In it the twin doctors, Chris and Xand van Tulleken, were observing how children in other parts of the world are given greater independence at a very young age, having very different lifestyles from those in the UK, and how this impacts on their development.
As a result of these observations the doctors set up an experiment for three groups of seven year olds to simulate that experience of independence, where the children had to navigate their way across London on their own without their parents. (Safely under observation – although the kids didn’t know that).
It was dead scary watching!
Scary for me as a parent – not the kids – they seemed happy enough, and it was fascinating to watch.
Now, I know ‘it is telly’, as in it’s all very contrived, well edited to get us to believe what they want us to believe, and has many flaws as an experiment as such. And there were many unanswered questions.
However a fascinating premise that came out of it was that it seems the more time children spend on unstructured activities, the better it is for their overall development.
And this immediately made me think of all the home educating families who use less structure and more autonomy in their approach to their children’s learning and are often criticised for it, many educationists believing that kids learn nothing without a structured regime of learning. Yet it appears it is exactly this autonomy which gives the opportunity for the children to develop many essential personal skills, needed in order to be able to apply themselves and what they’ve learned to real life. Life-skills in other words. Skills which are often inhibited by an approach that spoon feeds them a curriculum in a structured environment where they’re told what to do, when and how to do it. Like school.
Ironic!

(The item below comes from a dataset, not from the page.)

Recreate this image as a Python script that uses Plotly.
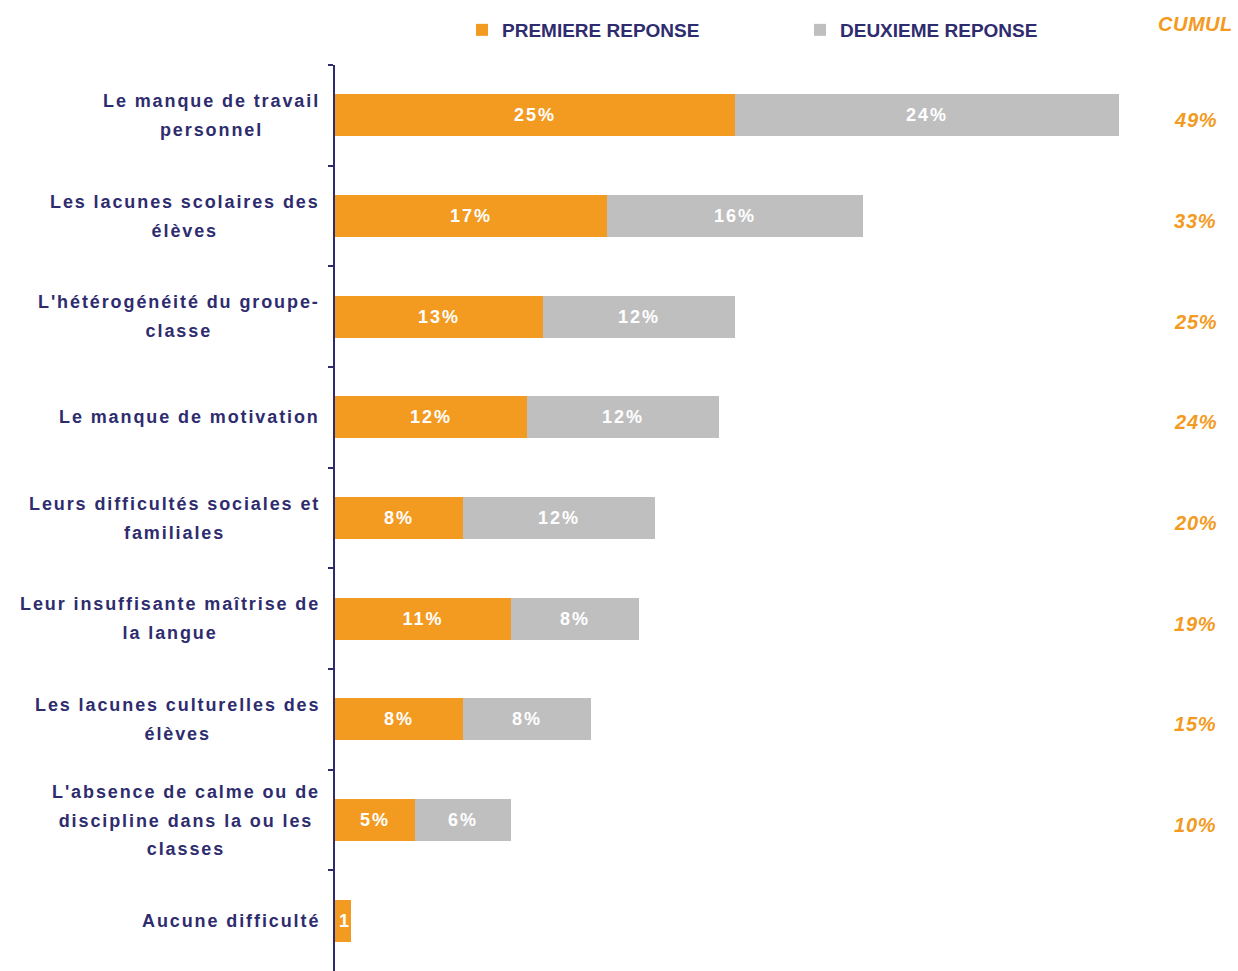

Since it is so often this autonomous approach, often interpreted as the parents being uninvolved (so wrong!), which many professionals find so hard to get their so-called educated heads around, even though there is increasing proof as these home educators graduate that an autonomous approach works well.
Autonomous approaches to education don’t drill kids to follow an extrinsic curriculum, pass tests and get grades, as schools do, (even though most of the home schooled youngsters go on to choose to gain qualifications in their own autonomous way). What it does, is develop a broad-thinking, educated person with a wide range of skills that enable them to make appropriate independent choices.
Unstructured activities are good for kids, the programme concluded (although clearly within certain boundaries – ‘it is telly’ after all!) Unstructured education has the same advantages.
Just thought I’d say in case you’re having doubts about your autonomous home educating approach!